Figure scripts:
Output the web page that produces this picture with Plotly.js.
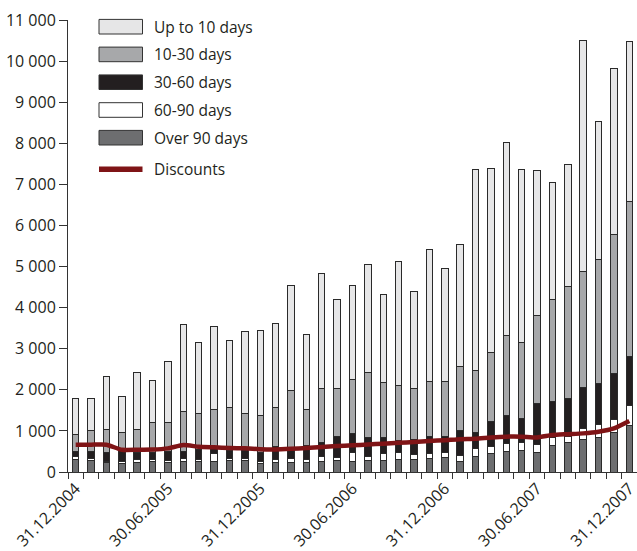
<!DOCTYPE html>
<html>
<head>
<meta charset="utf-8">
<script src="https://cdn.plot.ly/plotly-3.0.1.min.js"></script>
<style>html,body{margin:0;padding:0;background:#fff;}#chart{width:637px;height:551px;}</style>
</head>
<body>
<div id="chart"></div>
<script>
const categories = ["31.12.2004","31.01.2005","28.02.2005","31.03.2005","30.04.2005","31.05.2005","30.06.2005","31.07.2005","31.08.2005","30.09.2005","31.10.2005","30.11.2005","31.12.2005","31.01.2006","28.02.2006","31.03.2006","30.04.2006","31.05.2006","30.06.2006","31.07.2006","31.08.2006","30.09.2006","31.10.2006","30.11.2006","31.12.2006","31.01.2007","28.02.2007","31.03.2007","30.04.2007","31.05.2007","30.06.2007","31.07.2007","31.08.2007","30.09.2007","31.10.2007","30.11.2007","31.12.2007"];
const labeledTicks = ["31.12.2004","30.06.2005","31.12.2005","30.06.2006","31.12.2006","30.06.2007","31.12.2007"];

const over90  = [300,285,220,210,220,245,220,245,245,250,285,280,210,235,235,235,245,285,245,285,290,315,310,335,350,260,380,450,490,530,470,650,710,780,830,950,1130];
const d60_90  = [70,35,30,50,80,65,60,85,65,200,40,60,55,65,90,65,130,75,235,95,150,155,105,105,120,150,180,180,200,180,190,180,150,270,320,320,480];
const d30_60  = [140,170,220,270,170,160,220,180,240,140,205,190,210,310,245,335,345,500,460,465,395,295,380,430,390,590,410,600,690,600,1010,880,930,1000,1000,1120,1200];
const d10_30  = [410,530,570,440,570,730,700,955,870,935,1040,895,895,960,1410,890,1320,1180,1300,1585,1335,1335,1245,1340,1350,1570,1510,1670,1930,1850,2150,2480,2730,2820,3010,3380,3770];
const upTo10  = [870,770,1280,860,1380,1020,1480,2115,1730,2015,1630,1985,2070,2050,2560,1825,2780,2170,2310,2610,2140,3030,2360,3210,2750,2970,4890,4480,4720,4210,3510,2850,2970,5640,3380,4040,3900];
const discounts = [665,665,665,540,540,545,575,655,615,600,585,575,555,550,565,585,610,630,650,670,690,710,730,755,775,800,810,840,860,860,840,900,920,940,980,1060,1240];

const seriesNames = ["Up to 10 days","10-30 days","30-60 days","60-90 days","Over 90 days","Discounts"];
const seriesColors = ["#e6e6e7","#a7a8aa","#231f20","#ffffff","#6d6e70","#7f1416"];

const FONT = "'Open Sans', 'Noto Sans', sans-serif";
const TICKFS = 16, LEGFS = 15.5;
const outline = {color:"#2a2a2a", width:1};
function bar(y, idx){
  return {type:"bar", x:categories, y:y, name:seriesNames[idx], width:0.42,
    marker:{color:seriesColors[idx], line:outline}, showlegend:false, hoverinfo:"skip"};
}
const traces = [
  bar(over90,4), bar(d60_90,3), bar(d30_60,2), bar(d10_30,1), bar(upTo10,0),
  {type:"scatter", mode:"lines", x:categories, y:discounts, name:seriesNames[5],
   line:{color:seriesColors[5], width:4.5, shape:"spline", smoothing:0.5}, showlegend:false, hoverinfo:"skip"}
];

// custom legend (pixel positions converted to paper coords)
const L = 68, R = 637, T = 20, B = 472;
const px = v => (v - L) / (R - L);
const py = v => (B - v) / (B - T);
const shapes = [], annotations = [];
const rowCenters = [26.7, 54.4, 82.2, 110, 137.7, 169.3];
for (let i = 0; i < 5; i++) {
  const c = rowCenters[i];
  shapes.push({type:"rect", xref:"paper", yref:"paper", x0:px(99), x1:px(142.5), y0:py(c+7.3), y1:py(c-7.3),
    fillcolor:seriesColors[i], line:{color:"#333", width:1}});
}
shapes.push({type:"line", xref:"paper", yref:"paper", x0:px(99), x1:px(142.5), y0:py(rowCenters[5]), y1:py(rowCenters[5]),
  line:{color:seriesColors[5], width:5.5}});
for (let i = 0; i < 6; i++) {
  annotations.push({xref:"paper", yref:"paper", x:px(152), y:py(rowCenters[i]), xanchor:"left", yanchor:"middle",
    text:seriesNames[i], showarrow:false, font:{family:FONT, size:LEGFS, color:"#231f20"}});
}

const layout = {
  width:637, height:551,
  margin:{l:L, r:637-R, t:T, b:551-B, pad:0},
  paper_bgcolor:"#fff", plot_bgcolor:"#fff",
  barmode:"stack",
  separators:". ",
  font:{family:FONT, size:TICKFS, color:"#231f20"},
  xaxis:{type:"category", range:[-0.5, 36.5], tickmode:"array", tickvals:categories,
    ticktext:categories.map(c => labeledTicks.includes(c) ? c : ""),
    tickson:"boundaries", ticks:"outside", ticklen:6, tickcolor:"#333", tickwidth:1,
    tickangle:-45, showline:true, linecolor:"#333", linewidth:1, showgrid:false, zeroline:false,
    automargin:false, tickfont:{family:FONT, size:TICKFS, color:"#231f20"}},
  yaxis:{range:[0, 11000], dtick:1000, tick0:0, tickformat:",d", ticks:"outside", ticklen:8,
    tickcolor:"#333", tickwidth:1, showline:true, linecolor:"#333", linewidth:1, showgrid:false,
    zeroline:false, automargin:false, tickfont:{family:FONT, size:TICKFS, color:"#231f20"}},
  shapes:shapes, annotations:annotations, showlegend:false
};
Plotly.newPlot("chart", traces, layout, {staticPlot:true, displayModeBar:false});
</script>
</body>
</html>
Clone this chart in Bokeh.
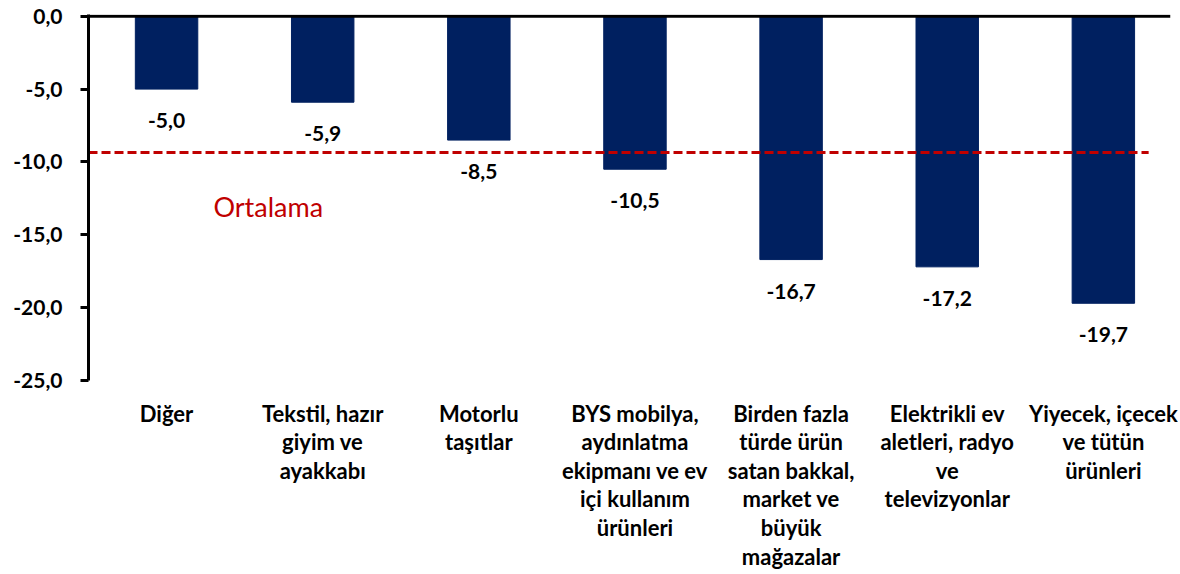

◆ **Problem to work on**
Leave images out of the retyped records; keep all else exact.

◆ **Solution**
Output the web page that produces this picture with Plotly.js.
<!DOCTYPE html>
<html>
<head>
<meta charset="utf-8">
<script src="https://cdn.plot.ly/plotly-3.0.1.min.js"></script>
<style>html,body{margin:0;padding:0;background:#fff;}#chart{width:637px;height:551px;}</style>
</head>
<body>
<div id="chart"></div>
<script>
const categories = ["31.12.2004","31.01.2005","28.02.2005","31.03.2005","30.04.2005","31.05.2005","30.06.2005","31.07.2005","31.08.2005","30.09.2005","31.10.2005","30.11.2005","31.12.2005","31.01.2006","28.02.2006","31.03.2006","30.04.2006","31.05.2006","30.06.2006","31.07.2006","31.08.2006","30.09.2006","31.10.2006","30.11.2006","31.12.2006","31.01.2007","28.02.2007","31.03.2007","30.04.2007","31.05.2007","30.06.2007","31.07.2007","31.08.2007","30.09.2007","31.10.2007","30.11.2007","31.12.2007"];
const labeledTicks = ["31.12.2004","30.06.2005","31.12.2005","30.06.2006","31.12.2006","30.06.2007","31.12.2007"];

const over90  = [300,285,220,210,220,245,220,245,245,250,285,280,210,235,235,235,245,285,245,285,290,315,310,335,350,260,380,450,490,530,470,650,710,780,830,950,1130];
const d60_90  = [70,35,30,50,80,65,60,85,65,200,40,60,55,65,90,65,130,75,235,95,150,155,105,105,120,150,180,180,200,180,190,180,150,270,320,320,480];
const d30_60  = [140,170,220,270,170,160,220,180,240,140,205,190,210,310,245,335,345,500,460,465,395,295,380,430,390,590,410,600,690,600,1010,880,930,1000,1000,1120,1200];
const d10_30  = [410,530,570,440,570,730,700,955,870,935,1040,895,895,960,1410,890,1320,1180,1300,1585,1335,1335,1245,1340,1350,1570,1510,1670,1930,1850,2150,2480,2730,2820,3010,3380,3770];
const upTo10  = [870,770,1280,860,1380,1020,1480,2115,1730,2015,1630,1985,2070,2050,2560,1825,2780,2170,2310,2610,2140,3030,2360,3210,2750,2970,4890,4480,4720,4210,3510,2850,2970,5640,3380,4040,3900];
const discounts = [665,665,665,540,540,545,575,655,615,600,585,575,555,550,565,585,610,630,650,670,690,710,730,755,775,800,810,840,860,860,840,900,920,940,980,1060,1240];

const seriesNames = ["Up to 10 days","10-30 days","30-60 days","60-90 days","Over 90 days","Discounts"];
const seriesColors = ["#e6e6e7","#a7a8aa","#231f20","#ffffff","#6d6e70","#7f1416"];

const FONT = "'Open Sans', 'Noto Sans', sans-serif";
const TICKFS = 16, LEGFS = 15.5;
const outline = {color:"#2a2a2a", width:1};
function bar(y, idx){
  return {type:"bar", x:categories, y:y, name:seriesNames[idx], width:0.42,
    marker:{color:seriesColors[idx], line:outline}, showlegend:false, hoverinfo:"skip"};
}
const traces = [
  bar(over90,4), bar(d60_90,3), bar(d30_60,2), bar(d10_30,1), bar(upTo10,0),
  {type:"scatter", mode:"lines", x:categories, y:discounts, name:seriesNames[5],
   line:{color:seriesColors[5], width:4.5, shape:"spline", smoothing:0.5}, showlegend:false, hoverinfo:"skip"}
];

// custom legend (pixel positions converted to paper coords)
const L = 68, R = 637, T = 20, B = 472;
const px = v => (v - L) / (R - L);
const py = v => (B - v) / (B - T);
const shapes = [], annotations = [];
const rowCenters = [26.7, 54.4, 82.2, 110, 137.7, 169.3];
for (let i = 0; i < 5; i++) {
  const c = rowCenters[i];
  shapes.push({type:"rect", xref:"paper", yref:"paper", x0:px(99), x1:px(142.5), y0:py(c+7.3), y1:py(c-7.3),
    fillcolor:seriesColors[i], line:{color:"#333", width:1}});
}
shapes.push({type:"line", xref:"paper", yref:"paper", x0:px(99), x1:px(142.5), y0:py(rowCenters[5]), y1:py(rowCenters[5]),
  line:{color:seriesColors[5], width:5.5}});
for (let i = 0; i < 6; i++) {
  annotations.push({xref:"paper", yref:"paper", x:px(152), y:py(rowCenters[i]), xanchor:"left", yanchor:"middle",
    text:seriesNames[i], showarrow:false, font:{family:FONT, size:LEGFS, color:"#231f20"}});
}

const layout = {
  width:637, height:551,
  margin:{l:L, r:637-R, t:T, b:551-B, pad:0},
  paper_bgcolor:"#fff", plot_bgcolor:"#fff",
  barmode:"stack",
  separators:". ",
  font:{family:FONT, size:TICKFS, color:"#231f20"},
  xaxis:{type:"category", range:[-0.5, 36.5], tickmode:"array", tickvals:categories,
    ticktext:categories.map(c => labeledTicks.includes(c) ? c : ""),
    tickson:"boundaries", ticks:"outside", ticklen:6, tickcolor:"#333", tickwidth:1,
    tickangle:-45, showline:true, linecolor:"#333", linewidth:1, showgrid:false, zeroline:false,
    automargin:false, tickfont:{family:FONT, size:TICKFS, color:"#231f20"}},
  yaxis:{range:[0, 11000], dtick:1000, tick0:0, tickformat:",d", ticks:"outside", ticklen:8,
    tickcolor:"#333", tickwidth:1, showline:true, linecolor:"#333", linewidth:1, showgrid:false,
    zeroline:false, automargin:false, tickfont:{family:FONT, size:TICKFS, color:"#231f20"}},
  shapes:shapes, annotations:annotations, showlegend:false
};
Plotly.newPlot("chart", traces, layout, {staticPlot:true, displayModeBar:false});
</script>
</body>
</html>
Clone this chart in Bokeh.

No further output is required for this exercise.